**YOUR GOAL**. Give the number of lines in the entries that contain "this". State only the count.

**INFORMATION PROVIDED**.

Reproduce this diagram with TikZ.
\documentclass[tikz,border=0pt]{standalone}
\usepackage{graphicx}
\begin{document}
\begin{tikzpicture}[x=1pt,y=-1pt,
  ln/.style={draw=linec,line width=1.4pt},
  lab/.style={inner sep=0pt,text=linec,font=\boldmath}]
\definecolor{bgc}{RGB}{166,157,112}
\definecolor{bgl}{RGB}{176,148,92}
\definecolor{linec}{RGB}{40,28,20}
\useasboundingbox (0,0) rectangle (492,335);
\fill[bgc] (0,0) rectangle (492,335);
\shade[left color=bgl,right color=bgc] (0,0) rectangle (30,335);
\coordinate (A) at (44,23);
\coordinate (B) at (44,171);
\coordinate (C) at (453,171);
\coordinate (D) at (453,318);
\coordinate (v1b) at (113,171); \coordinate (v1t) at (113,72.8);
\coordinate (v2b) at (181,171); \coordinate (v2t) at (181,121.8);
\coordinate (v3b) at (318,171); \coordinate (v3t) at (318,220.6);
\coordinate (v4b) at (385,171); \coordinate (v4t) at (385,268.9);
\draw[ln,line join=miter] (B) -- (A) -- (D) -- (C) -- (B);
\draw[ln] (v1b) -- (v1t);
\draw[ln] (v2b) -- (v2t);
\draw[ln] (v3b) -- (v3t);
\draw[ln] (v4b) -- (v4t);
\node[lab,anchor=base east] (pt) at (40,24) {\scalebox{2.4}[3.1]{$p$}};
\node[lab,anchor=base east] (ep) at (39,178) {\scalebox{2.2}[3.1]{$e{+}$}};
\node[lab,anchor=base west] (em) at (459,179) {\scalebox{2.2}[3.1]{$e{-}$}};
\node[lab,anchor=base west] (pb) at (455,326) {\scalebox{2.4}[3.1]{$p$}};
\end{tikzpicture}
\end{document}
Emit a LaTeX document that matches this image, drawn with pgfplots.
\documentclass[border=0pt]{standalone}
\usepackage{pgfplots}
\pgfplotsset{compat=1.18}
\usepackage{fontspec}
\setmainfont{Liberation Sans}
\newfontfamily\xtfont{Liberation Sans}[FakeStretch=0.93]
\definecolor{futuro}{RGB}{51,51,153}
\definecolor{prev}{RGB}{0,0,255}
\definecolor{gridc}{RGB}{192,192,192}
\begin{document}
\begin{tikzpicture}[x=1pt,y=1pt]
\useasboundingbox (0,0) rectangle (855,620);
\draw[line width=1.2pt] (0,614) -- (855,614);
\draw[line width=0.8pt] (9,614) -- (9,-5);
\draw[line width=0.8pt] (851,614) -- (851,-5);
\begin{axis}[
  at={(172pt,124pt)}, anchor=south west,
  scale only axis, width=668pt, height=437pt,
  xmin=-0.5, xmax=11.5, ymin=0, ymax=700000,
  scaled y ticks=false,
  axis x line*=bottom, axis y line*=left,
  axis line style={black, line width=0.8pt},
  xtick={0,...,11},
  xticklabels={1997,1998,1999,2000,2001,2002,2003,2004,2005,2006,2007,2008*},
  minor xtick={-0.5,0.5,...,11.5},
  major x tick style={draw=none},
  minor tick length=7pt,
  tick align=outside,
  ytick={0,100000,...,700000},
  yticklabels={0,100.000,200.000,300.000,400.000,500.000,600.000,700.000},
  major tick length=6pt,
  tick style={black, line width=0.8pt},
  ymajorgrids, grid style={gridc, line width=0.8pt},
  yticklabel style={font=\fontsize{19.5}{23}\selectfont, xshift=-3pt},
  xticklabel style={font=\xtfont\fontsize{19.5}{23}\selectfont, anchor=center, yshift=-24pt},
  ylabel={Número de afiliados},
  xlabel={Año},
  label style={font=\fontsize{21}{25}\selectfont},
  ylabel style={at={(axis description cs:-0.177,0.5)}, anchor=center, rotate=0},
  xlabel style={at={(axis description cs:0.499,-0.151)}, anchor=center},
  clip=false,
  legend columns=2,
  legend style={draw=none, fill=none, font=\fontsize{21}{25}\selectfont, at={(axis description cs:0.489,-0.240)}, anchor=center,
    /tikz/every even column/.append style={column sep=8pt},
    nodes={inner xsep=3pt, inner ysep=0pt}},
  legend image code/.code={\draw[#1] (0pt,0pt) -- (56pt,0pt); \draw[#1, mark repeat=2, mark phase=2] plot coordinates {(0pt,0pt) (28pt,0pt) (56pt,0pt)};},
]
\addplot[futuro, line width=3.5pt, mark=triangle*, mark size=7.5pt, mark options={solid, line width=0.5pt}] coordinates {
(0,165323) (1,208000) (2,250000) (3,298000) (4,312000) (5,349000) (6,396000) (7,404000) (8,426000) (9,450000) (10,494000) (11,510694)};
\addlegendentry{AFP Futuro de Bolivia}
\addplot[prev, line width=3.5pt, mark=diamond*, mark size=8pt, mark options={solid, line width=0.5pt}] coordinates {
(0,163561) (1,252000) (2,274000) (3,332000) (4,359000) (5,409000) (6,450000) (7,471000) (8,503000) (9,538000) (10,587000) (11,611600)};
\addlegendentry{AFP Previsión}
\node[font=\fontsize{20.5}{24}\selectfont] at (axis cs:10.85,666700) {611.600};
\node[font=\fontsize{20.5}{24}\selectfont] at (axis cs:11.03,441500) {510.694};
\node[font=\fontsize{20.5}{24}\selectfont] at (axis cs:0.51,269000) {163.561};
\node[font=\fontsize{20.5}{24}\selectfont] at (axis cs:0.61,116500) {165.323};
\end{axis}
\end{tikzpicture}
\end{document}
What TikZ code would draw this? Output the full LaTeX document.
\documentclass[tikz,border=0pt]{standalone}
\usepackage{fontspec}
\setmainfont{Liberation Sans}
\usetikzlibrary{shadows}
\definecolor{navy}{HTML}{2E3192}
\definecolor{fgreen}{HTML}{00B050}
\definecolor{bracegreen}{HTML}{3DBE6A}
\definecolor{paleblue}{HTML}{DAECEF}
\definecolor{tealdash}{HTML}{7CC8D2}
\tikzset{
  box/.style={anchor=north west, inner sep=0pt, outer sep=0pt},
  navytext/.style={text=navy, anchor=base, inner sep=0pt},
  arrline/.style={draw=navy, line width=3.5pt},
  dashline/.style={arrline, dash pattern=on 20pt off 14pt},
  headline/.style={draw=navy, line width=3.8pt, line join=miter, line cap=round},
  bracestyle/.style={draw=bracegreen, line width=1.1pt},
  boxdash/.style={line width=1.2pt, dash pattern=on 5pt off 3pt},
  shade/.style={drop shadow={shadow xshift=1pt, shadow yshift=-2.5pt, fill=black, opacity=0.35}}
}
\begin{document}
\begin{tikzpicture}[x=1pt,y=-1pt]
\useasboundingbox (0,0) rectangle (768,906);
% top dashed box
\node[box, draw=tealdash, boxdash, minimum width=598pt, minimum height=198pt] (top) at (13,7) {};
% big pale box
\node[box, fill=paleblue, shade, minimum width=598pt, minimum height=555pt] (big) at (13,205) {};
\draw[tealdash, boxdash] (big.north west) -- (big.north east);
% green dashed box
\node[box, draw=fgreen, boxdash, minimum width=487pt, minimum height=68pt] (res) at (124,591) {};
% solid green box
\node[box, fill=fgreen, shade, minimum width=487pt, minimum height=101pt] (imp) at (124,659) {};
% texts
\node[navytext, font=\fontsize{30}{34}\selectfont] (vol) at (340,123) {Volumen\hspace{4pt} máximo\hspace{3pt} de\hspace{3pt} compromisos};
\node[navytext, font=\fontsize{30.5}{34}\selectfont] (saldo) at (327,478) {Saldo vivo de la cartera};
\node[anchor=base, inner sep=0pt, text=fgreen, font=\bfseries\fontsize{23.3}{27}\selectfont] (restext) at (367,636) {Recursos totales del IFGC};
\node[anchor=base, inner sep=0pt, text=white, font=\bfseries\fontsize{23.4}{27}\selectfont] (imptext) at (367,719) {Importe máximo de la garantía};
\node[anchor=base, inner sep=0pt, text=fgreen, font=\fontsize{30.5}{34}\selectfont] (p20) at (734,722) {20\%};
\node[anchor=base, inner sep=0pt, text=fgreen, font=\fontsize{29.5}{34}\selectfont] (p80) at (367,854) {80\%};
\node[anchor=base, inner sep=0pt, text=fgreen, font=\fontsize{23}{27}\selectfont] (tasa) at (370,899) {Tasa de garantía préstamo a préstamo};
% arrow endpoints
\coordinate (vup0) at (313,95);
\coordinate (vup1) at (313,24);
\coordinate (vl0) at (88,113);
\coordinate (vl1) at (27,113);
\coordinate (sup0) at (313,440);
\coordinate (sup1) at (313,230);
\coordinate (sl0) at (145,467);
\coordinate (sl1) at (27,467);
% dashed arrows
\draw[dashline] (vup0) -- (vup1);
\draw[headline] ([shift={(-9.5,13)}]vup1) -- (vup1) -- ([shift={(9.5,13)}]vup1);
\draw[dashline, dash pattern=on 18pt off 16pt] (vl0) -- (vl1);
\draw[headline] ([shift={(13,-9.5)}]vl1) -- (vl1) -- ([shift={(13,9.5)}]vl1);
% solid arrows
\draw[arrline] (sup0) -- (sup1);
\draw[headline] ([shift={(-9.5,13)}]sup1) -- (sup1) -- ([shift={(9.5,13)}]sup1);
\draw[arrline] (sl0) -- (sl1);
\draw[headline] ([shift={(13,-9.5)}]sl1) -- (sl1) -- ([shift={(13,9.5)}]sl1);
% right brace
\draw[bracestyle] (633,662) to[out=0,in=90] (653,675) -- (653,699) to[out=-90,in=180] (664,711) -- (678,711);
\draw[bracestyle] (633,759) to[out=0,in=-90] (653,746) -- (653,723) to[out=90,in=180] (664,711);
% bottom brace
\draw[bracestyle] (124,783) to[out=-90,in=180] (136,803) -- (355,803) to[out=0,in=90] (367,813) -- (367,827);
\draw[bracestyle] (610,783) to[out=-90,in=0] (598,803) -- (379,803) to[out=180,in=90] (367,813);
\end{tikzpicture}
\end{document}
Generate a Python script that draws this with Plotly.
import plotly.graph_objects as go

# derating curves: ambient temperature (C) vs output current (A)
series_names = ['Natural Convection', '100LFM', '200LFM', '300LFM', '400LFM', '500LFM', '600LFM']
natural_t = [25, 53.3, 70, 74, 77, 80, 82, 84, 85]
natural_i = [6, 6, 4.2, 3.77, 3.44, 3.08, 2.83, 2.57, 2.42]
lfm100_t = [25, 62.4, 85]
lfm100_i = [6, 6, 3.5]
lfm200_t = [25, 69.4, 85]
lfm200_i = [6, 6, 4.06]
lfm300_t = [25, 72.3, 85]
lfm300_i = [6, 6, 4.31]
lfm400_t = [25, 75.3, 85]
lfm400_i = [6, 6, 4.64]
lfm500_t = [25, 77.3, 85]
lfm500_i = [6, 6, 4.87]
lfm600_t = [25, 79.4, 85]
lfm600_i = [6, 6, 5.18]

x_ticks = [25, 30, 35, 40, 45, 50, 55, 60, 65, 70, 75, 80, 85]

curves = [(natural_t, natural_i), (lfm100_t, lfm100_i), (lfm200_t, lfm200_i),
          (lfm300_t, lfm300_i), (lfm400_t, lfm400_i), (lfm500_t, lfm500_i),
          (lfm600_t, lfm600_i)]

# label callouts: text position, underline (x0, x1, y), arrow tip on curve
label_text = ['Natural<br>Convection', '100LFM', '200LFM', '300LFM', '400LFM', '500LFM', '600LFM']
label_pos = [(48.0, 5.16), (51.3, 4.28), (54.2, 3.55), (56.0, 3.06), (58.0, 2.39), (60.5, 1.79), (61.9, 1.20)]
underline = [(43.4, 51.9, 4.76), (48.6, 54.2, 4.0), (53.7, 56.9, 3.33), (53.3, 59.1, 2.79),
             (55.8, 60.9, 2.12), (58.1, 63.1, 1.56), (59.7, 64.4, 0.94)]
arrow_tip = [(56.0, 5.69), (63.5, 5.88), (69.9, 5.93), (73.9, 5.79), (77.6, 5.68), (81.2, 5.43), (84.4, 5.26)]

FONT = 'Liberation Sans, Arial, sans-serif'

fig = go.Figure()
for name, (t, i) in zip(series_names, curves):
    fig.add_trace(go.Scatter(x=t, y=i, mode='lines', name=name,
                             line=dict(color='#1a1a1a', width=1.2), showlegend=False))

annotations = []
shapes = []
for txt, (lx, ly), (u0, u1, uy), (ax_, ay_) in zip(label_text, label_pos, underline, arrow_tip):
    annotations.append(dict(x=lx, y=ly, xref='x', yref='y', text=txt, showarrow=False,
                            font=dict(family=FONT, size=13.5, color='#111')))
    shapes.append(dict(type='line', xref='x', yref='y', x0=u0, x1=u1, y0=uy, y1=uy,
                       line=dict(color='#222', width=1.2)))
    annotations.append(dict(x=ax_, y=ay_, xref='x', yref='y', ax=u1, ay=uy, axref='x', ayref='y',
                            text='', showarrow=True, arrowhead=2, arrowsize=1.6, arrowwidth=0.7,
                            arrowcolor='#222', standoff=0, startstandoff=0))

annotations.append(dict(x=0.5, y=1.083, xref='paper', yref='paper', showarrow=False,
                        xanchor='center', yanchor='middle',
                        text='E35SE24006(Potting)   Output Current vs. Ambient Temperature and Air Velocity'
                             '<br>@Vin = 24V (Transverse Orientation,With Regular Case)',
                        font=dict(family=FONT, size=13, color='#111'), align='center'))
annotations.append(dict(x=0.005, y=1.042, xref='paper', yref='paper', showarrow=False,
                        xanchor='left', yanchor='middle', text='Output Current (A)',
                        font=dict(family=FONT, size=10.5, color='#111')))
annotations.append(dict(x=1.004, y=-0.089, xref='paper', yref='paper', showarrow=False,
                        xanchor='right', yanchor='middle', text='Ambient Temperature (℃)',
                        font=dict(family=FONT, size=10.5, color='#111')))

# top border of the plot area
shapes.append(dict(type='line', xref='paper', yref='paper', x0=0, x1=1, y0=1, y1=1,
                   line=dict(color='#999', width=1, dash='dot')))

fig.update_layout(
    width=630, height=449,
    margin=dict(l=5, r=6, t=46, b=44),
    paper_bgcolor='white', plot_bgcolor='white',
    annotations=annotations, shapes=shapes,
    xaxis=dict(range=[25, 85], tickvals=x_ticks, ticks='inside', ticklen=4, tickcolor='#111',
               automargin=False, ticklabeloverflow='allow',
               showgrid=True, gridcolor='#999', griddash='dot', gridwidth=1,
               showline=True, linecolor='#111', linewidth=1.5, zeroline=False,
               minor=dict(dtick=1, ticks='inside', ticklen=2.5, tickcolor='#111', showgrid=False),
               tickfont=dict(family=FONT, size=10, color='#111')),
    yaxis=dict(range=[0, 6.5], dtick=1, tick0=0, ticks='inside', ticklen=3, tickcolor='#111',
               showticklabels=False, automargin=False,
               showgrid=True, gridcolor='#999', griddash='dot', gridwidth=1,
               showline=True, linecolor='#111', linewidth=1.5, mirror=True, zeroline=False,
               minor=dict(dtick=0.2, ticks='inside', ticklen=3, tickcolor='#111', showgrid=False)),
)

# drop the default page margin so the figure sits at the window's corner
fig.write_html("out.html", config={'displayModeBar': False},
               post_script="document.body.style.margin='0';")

**RESPONSE**. 4